I am a raven cawing out your name,
Please hear my refrain. I am a raven sending up peace, Please feel my release. Give your heart and peace. Give your heart then release.
As if I were reading from an invisible book this chant welled up from my heart, and I began chanting it as if I had known it my entire life. It came as a blessing and it was exactly what I needed to hear. The worry about the outcome of my actions as a yoga teacher, a writer, a student of life, no longer existed because I was completely focused on my driving taking whatever appeared before me as my lesson. I was open to hearing my mantra because I completely surrendered to the truth that could only be found in the present.
The present offers us the gift of gratitude and when we replace attitude with gratitude, we grow grateful for the blessings that are found here. We flourish in gratitude. We wilt with attitude. When we begin to see the infinite supply of blessings all around us waiting for us to witness them, we begin to live more actively in the present.
How do we dismantle fear? We remain present, so that we can receive all the lessons that can only be learned in the present. Fears belong, live, and thrive in the past and future. Why be in the past when it is history, out of our control? Why participate in the future when it has yet to be made and requires the present in order to manifest? Our active awareness and participation in the present shapes the future, but it does not fully determine it because it is a Great Mystery. The Great Mystery is always within us and the great creations will continue to come out of the present. We must trust in the universe, ourselves, and why be anywhere else but the present? As Ram Dass so eloquently said, “Be here now, or be nowhere.”
Take fear out of the driving seat and allow the present moment to lead. I recently heard of a song by Terry Allen, “My ego ain’t my amigo anymore…” When we allow the present moment to lead we find our true best friend, our breath.

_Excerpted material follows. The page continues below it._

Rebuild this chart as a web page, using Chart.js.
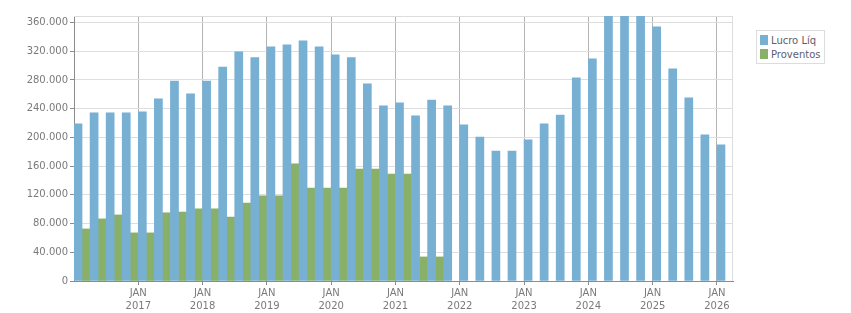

Reclaiming our lives is often as simple as remaining as present as we possibly can, and though it is often easier said than done, the more we practice taking a comfortable seat in the present, the more we are able to live comforting lives rather than stressful ones. When we give ourselves the opportunity to remain present, we begin to dismantle fears and take control of our lives, making choices out of a place of security, joy, love, and most importantly, truth.